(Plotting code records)
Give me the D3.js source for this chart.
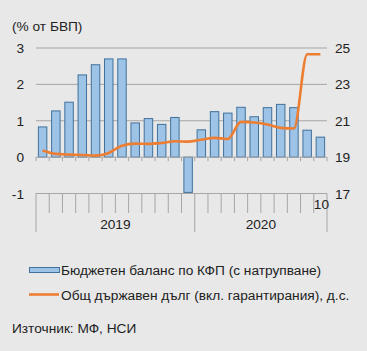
<!DOCTYPE html>
<html>
<head>
<meta charset="utf-8">
<script src="https://cdn.jsdelivr.net/npm/d3@7"></script>
<style>
  body { margin: 0; background: #e8e8e8; }
  svg { display: block; font-family: "Liberation Sans", Arial, sans-serif; }
</style>
</head>
<body>
<div id="chart"></div>
<script>
// months of 2019 (12) and 2020 (10)
const months = ["1","2","3","4","5","6","7","8","9","10","11","12",
                "1","2","3","4","5","6","7","8","9","10"];
const years = ["2019", "2020"];
const yearCounts = [12, 10];
// budget balance, cumulative (% of GDP)
const balance = [0.83, 1.27, 1.51, 2.26, 2.54, 2.70, 2.70, 0.94, 1.06, 0.90, 1.09, -0.97,
                 0.75, 1.25, 1.21, 1.37, 1.11, 1.36, 1.45, 1.36, 0.74, 0.55];
// general government debt (% of GDP), right axis
const debt = [19.37, 19.18, 19.14, 19.12, 19.08, 19.23, 19.63, 19.74, 19.73, 19.78, 19.87, 19.85,
              19.96, 20.06, 20.00, 20.94, 20.90, 20.79, 20.61, 20.57, 24.66, 24.66];
const leftTicks = [-1, 0, 1, 2, 3];
const rightTicks = [17, 19, 21, 23, 25];

const width = 367, height = 351;
const margin = { top: 48, right: 40, bottom: 158, left: 36 };
const fs = 13.7;

const svg = d3.select("#chart").append("svg")
  .attr("width", width)
  .attr("height", height);

const x = d3.scaleBand()
  .domain(d3.range(months.length))
  .range([margin.left, width - margin.right])
  .paddingInner(0.36)
  .paddingOuter(0.18);
const step = x.step();
const yL = d3.scaleLinear().domain([-1, 3]).range([193.5, margin.top]);
const yR = d3.scaleLinear().domain([17, 25]).range([193.5, margin.top]);

// title
svg.append("text")
  .attr("x", 12).attr("y", 31)
  .attr("font-size", fs).attr("fill", "#222")
  .text("(% от БВП)");

// gridlines
svg.append("g")
  .selectAll("line")
  .data(leftTicks.filter(d => d > 0))
  .join("line")
    .attr("x1", margin.left).attr("x2", width - margin.right)
    .attr("y1", d => yL(d)).attr("y2", d => yL(d))
    .attr("stroke", "#a6a6a6").attr("stroke-width", 1);

// left axis labels
svg.append("g")
  .selectAll("text")
  .data(leftTicks)
  .join("text")
    .attr("x", 24).attr("y", d => yL(d) + 5)
    .attr("text-anchor", "end")
    .attr("font-size", fs).attr("fill", "#222")
    .text(d => d);

// right axis labels
svg.append("g")
  .selectAll("text")
  .data(rightTicks)
  .join("text")
    .attr("x", 335).attr("y", d => yR(d) + 5)
    .attr("font-size", fs).attr("fill", "#222")
    .text(d => d);

// bars
svg.append("g")
  .selectAll("rect")
  .data(balance)
  .join("rect")
    .attr("x", (d, i) => x(i))
    .attr("width", x.bandwidth())
    .attr("y", d => yL(Math.max(0, d)))
    .attr("height", d => Math.abs(yL(d) - yL(0)))
    .attr("fill", "#9dc3e6")
    .attr("stroke", "#41719c")
    .attr("stroke-width", 1);

// zero axis with small ticks
const edges = d3.range(months.length + 1).map(i => margin.left + i * step);
svg.append("line")
  .attr("x1", margin.left).attr("x2", width - margin.right)
  .attr("y1", yL(0)).attr("y2", yL(0))
  .attr("stroke", "#a6a6a6");
svg.append("g")
  .selectAll("line")
  .data(edges)
  .join("line")
    .attr("x1", d => d).attr("x2", d => d)
    .attr("y1", yL(0)).attr("y2", yL(0) + 4)
    .attr("stroke", "#a6a6a6");

// category axis at bottom
svg.append("line")
  .attr("x1", margin.left).attr("x2", width - margin.right)
  .attr("y1", yL(-1)).attr("y2", yL(-1))
  .attr("stroke", "#a6a6a6");
const yearEdges = [0, yearCounts[0], yearCounts[0] + yearCounts[1]];
svg.append("g")
  .selectAll("line")
  .data(d3.range(months.length + 1))
  .join("line")
    .attr("x1", i => edges[i]).attr("x2", i => edges[i])
    .attr("y1", yL(-1))
    .attr("y2", i => yearEdges.includes(i) ? 232 : 213)
    .attr("stroke", "#a6a6a6");

// only the last month label is shown
svg.append("text")
  .attr("x", x(months.length - 1) + x.bandwidth() / 2 + 1)
  .attr("y", 209)
  .attr("text-anchor", "middle")
  .attr("font-size", fs).attr("fill", "#222")
  .text(months[months.length - 1]);

// year labels
svg.append("g")
  .selectAll("text")
  .data(years)
  .join("text")
    .attr("x", (d, i) => (edges[yearEdges[i]] + edges[yearEdges[i + 1]]) / 2)
    .attr("y", 229)
    .attr("text-anchor", "middle")
    .attr("font-size", fs).attr("fill", "#222")
    .text(d => d);

// debt line
const line = d3.line()
  .x((d, i) => x(i) + x.bandwidth() / 2)
  .y(d => yR(d))
  .curve(d3.curveMonotoneX);
svg.append("path")
  .datum(debt)
  .attr("d", line)
  .attr("fill", "none")
  .attr("stroke", "#ed7d31")
  .attr("stroke-width", 2.6)
  .attr("stroke-linejoin", "round");

// legend
const legend = svg.append("g");
legend.append("rect")
  .attr("x", 29.5).attr("y", 267.5)
  .attr("width", 30).attr("height", 5)
  .attr("fill", "#9dc3e6").attr("stroke", "#41719c");
legend.append("text")
  .attr("x", 61).attr("y", 275)
  .attr("font-size", fs).attr("fill", "#222")
  .text("Бюджетен баланс по КФП (с натрупване)");
legend.append("line")
  .attr("x1", 29).attr("x2", 59)
  .attr("y1", 294.5).attr("y2", 294.5)
  .attr("stroke", "#ed7d31").attr("stroke-width", 2.6);
legend.append("text")
  .attr("x", 61).attr("y", 299.5)
  .attr("font-size", fs).attr("fill", "#222")
  .text("Общ държавен дълг (вкл. гарантирания), д.с.");

svg.append("text")
  .attr("x", 12).attr("y", 333)
  .attr("font-size", fs).attr("fill", "#222")
  .text("Източник: МФ, НСИ");
</script>
</body>
</html>
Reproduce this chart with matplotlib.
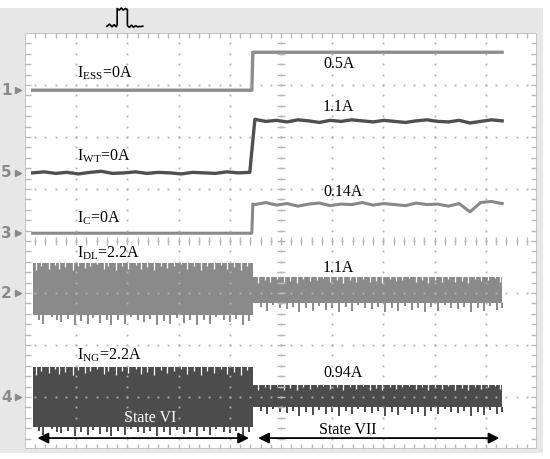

WHAT YOU ARE ASKED TO DO » Above are records with pictures; repeat the records exactly and leave the pictures out.

WRITTEN SOLUTION »
Give me the D3.js source for this chart.
<!DOCTYPE html>
<html>
<head>
<meta charset="utf-8">
<script src="https://cdn.jsdelivr.net/npm/d3@7"></script>
<style>
  body { margin: 0; background: #e8e8e8; }
  svg { display: block; font-family: "Liberation Sans", Arial, sans-serif; }
</style>
</head>
<body>
<div id="chart"></div>
<script>
// months of 2019 (12) and 2020 (10)
const months = ["1","2","3","4","5","6","7","8","9","10","11","12",
                "1","2","3","4","5","6","7","8","9","10"];
const years = ["2019", "2020"];
const yearCounts = [12, 10];
// budget balance, cumulative (% of GDP)
const balance = [0.83, 1.27, 1.51, 2.26, 2.54, 2.70, 2.70, 0.94, 1.06, 0.90, 1.09, -0.97,
                 0.75, 1.25, 1.21, 1.37, 1.11, 1.36, 1.45, 1.36, 0.74, 0.55];
// general government debt (% of GDP), right axis
const debt = [19.37, 19.18, 19.14, 19.12, 19.08, 19.23, 19.63, 19.74, 19.73, 19.78, 19.87, 19.85,
              19.96, 20.06, 20.00, 20.94, 20.90, 20.79, 20.61, 20.57, 24.66, 24.66];
const leftTicks = [-1, 0, 1, 2, 3];
const rightTicks = [17, 19, 21, 23, 25];

const width = 367, height = 351;
const margin = { top: 48, right: 40, bottom: 158, left: 36 };
const fs = 13.7;

const svg = d3.select("#chart").append("svg")
  .attr("width", width)
  .attr("height", height);

const x = d3.scaleBand()
  .domain(d3.range(months.length))
  .range([margin.left, width - margin.right])
  .paddingInner(0.36)
  .paddingOuter(0.18);
const step = x.step();
const yL = d3.scaleLinear().domain([-1, 3]).range([193.5, margin.top]);
const yR = d3.scaleLinear().domain([17, 25]).range([193.5, margin.top]);

// title
svg.append("text")
  .attr("x", 12).attr("y", 31)
  .attr("font-size", fs).attr("fill", "#222")
  .text("(% от БВП)");

// gridlines
svg.append("g")
  .selectAll("line")
  .data(leftTicks.filter(d => d > 0))
  .join("line")
    .attr("x1", margin.left).attr("x2", width - margin.right)
    .attr("y1", d => yL(d)).attr("y2", d => yL(d))
    .attr("stroke", "#a6a6a6").attr("stroke-width", 1);

// left axis labels
svg.append("g")
  .selectAll("text")
  .data(leftTicks)
  .join("text")
    .attr("x", 24).attr("y", d => yL(d) + 5)
    .attr("text-anchor", "end")
    .attr("font-size", fs).attr("fill", "#222")
    .text(d => d);

// right axis labels
svg.append("g")
  .selectAll("text")
  .data(rightTicks)
  .join("text")
    .attr("x", 335).attr("y", d => yR(d) + 5)
    .attr("font-size", fs).attr("fill", "#222")
    .text(d => d);

// bars
svg.append("g")
  .selectAll("rect")
  .data(balance)
  .join("rect")
    .attr("x", (d, i) => x(i))
    .attr("width", x.bandwidth())
    .attr("y", d => yL(Math.max(0, d)))
    .attr("height", d => Math.abs(yL(d) - yL(0)))
    .attr("fill", "#9dc3e6")
    .attr("stroke", "#41719c")
    .attr("stroke-width", 1);

// zero axis with small ticks
const edges = d3.range(months.length + 1).map(i => margin.left + i * step);
svg.append("line")
  .attr("x1", margin.left).attr("x2", width - margin.right)
  .attr("y1", yL(0)).attr("y2", yL(0))
  .attr("stroke", "#a6a6a6");
svg.append("g")
  .selectAll("line")
  .data(edges)
  .join("line")
    .attr("x1", d => d).attr("x2", d => d)
    .attr("y1", yL(0)).attr("y2", yL(0) + 4)
    .attr("stroke", "#a6a6a6");

// category axis at bottom
svg.append("line")
  .attr("x1", margin.left).attr("x2", width - margin.right)
  .attr("y1", yL(-1)).attr("y2", yL(-1))
  .attr("stroke", "#a6a6a6");
const yearEdges = [0, yearCounts[0], yearCounts[0] + yearCounts[1]];
svg.append("g")
  .selectAll("line")
  .data(d3.range(months.length + 1))
  .join("line")
    .attr("x1", i => edges[i]).attr("x2", i => edges[i])
    .attr("y1", yL(-1))
    .attr("y2", i => yearEdges.includes(i) ? 232 : 213)
    .attr("stroke", "#a6a6a6");

// only the last month label is shown
svg.append("text")
  .attr("x", x(months.length - 1) + x.bandwidth() / 2 + 1)
  .attr("y", 209)
  .attr("text-anchor", "middle")
  .attr("font-size", fs).attr("fill", "#222")
  .text(months[months.length - 1]);

// year labels
svg.append("g")
  .selectAll("text")
  .data(years)
  .join("text")
    .attr("x", (d, i) => (edges[yearEdges[i]] + edges[yearEdges[i + 1]]) / 2)
    .attr("y", 229)
    .attr("text-anchor", "middle")
    .attr("font-size", fs).attr("fill", "#222")
    .text(d => d);

// debt line
const line = d3.line()
  .x((d, i) => x(i) + x.bandwidth() / 2)
  .y(d => yR(d))
  .curve(d3.curveMonotoneX);
svg.append("path")
  .datum(debt)
  .attr("d", line)
  .attr("fill", "none")
  .attr("stroke", "#ed7d31")
  .attr("stroke-width", 2.6)
  .attr("stroke-linejoin", "round");

// legend
const legend = svg.append("g");
legend.append("rect")
  .attr("x", 29.5).attr("y", 267.5)
  .attr("width", 30).attr("height", 5)
  .attr("fill", "#9dc3e6").attr("stroke", "#41719c");
legend.append("text")
  .attr("x", 61).attr("y", 275)
  .attr("font-size", fs).attr("fill", "#222")
  .text("Бюджетен баланс по КФП (с натрупване)");
legend.append("line")
  .attr("x1", 29).attr("x2", 59)
  .attr("y1", 294.5).attr("y2", 294.5)
  .attr("stroke", "#ed7d31").attr("stroke-width", 2.6);
legend.append("text")
  .attr("x", 61).attr("y", 299.5)
  .attr("font-size", fs).attr("fill", "#222")
  .text("Общ държавен дълг (вкл. гарантирания), д.с.");

svg.append("text")
  .attr("x", 12).attr("y", 333)
  .attr("font-size", fs).attr("fill", "#222")
  .text("Източник: МФ, НСИ");
</script>
</body>
</html>
Reproduce this chart with matplotlib.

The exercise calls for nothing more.